Perhaps it is just me, but I don’t think the believers in Acts 2 were very surprised when the wind blew and shook the upper room when the disciples gathered for prayer and worship. Jesus said, “For where two or three come together in my name, there am I with them” (Matt. 18:20). Would you really expect God to enter a room and not make just a little bit of noise? When God arrives, change is in the air.
When I was a monk, we gathered in the chapel at the Little Portion with an expectancy that we would meet with God. The physical acts of worship — kneeling, standing, raising our hands, making the sign of the cross — are designed to involve the whole person in a spiritual act of worship. We cannot separate the spiritual from the physical. Any truly spiritual act will find an expression through our bodies, whether that be in raising our hands as we sing of God’s glory, or stretching out our hands to serve those less fortunate.
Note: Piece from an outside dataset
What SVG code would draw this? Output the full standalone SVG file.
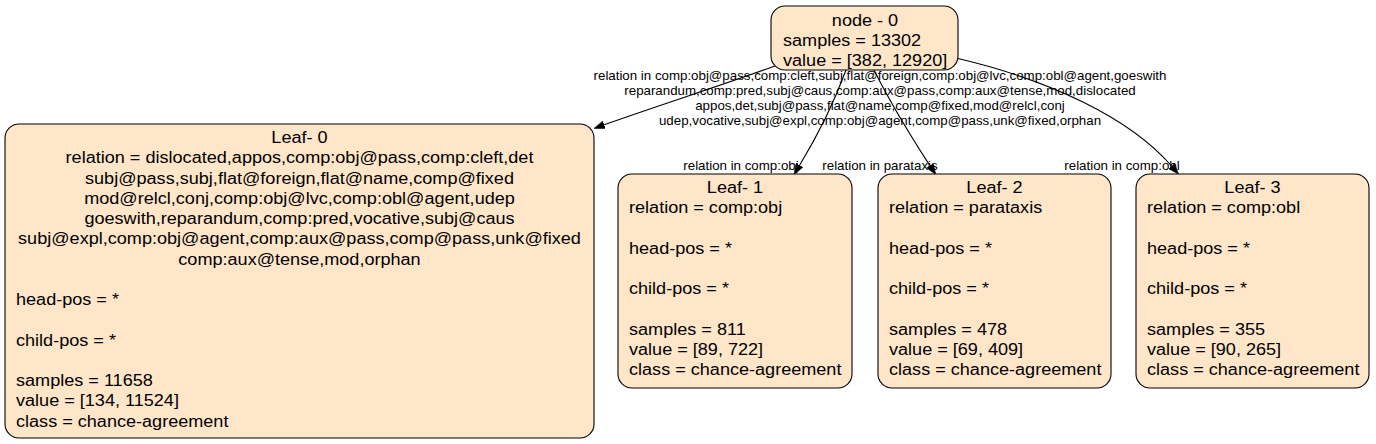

You may think it very spiritual to be a monk or a nun who spends most of their days in prayer and contemplation of God. But I know of no monastic tradition, even those who spend up to 19 hours a day alone with God, where no work is done. Please do not get the impression that you’d be more spiritual if you didn’t have a job to go to and all that was required of you was to sit in a comfortable chair and worship God while heavenly music played in the background. Jesus worshiped God alone in the mountains, but He always came down and met the needs of the people. If your worship of God does not lead to your service of people, then I don’t know who or what you were worshiping, but it was not God.
How many ways can you think of to worship God that DOES NOT involve a church service, music, being alone or prayer? I am not putting down or degrading corporate worship in church, but rather I am lifting up the different ways we can worship God in our everyday life.
For instance, since God created us in His image, when we speak to one another with the same respect and reverence we would speak to the Lord, wouldn’t you say we were honoring, if not worshiping, God? Therefore, when we speak with our spouses and our children in a tone that honors God, it is a work of service that is also a form of worship. Besides, how many of us would change the tone of our voice when we speak with our family if Jesus were physically standing in the room? If we were talking to our spouse but looking a nail-scared hands, don’t you think we’d have a slightly different attitude? And when our attitude changes, I think we are paying homage to God, and we have entered into worship.
True worship will evoke change in your life. Since the followers of Jesus of Nazareth will worship God in “spirit and in truth,” (John 4:23), then the truth is our reverential worship of God will lead to a change in our life. I will venture to say that if your worship time is not changing your life with God, family and neighbor, then true worship is not taking place.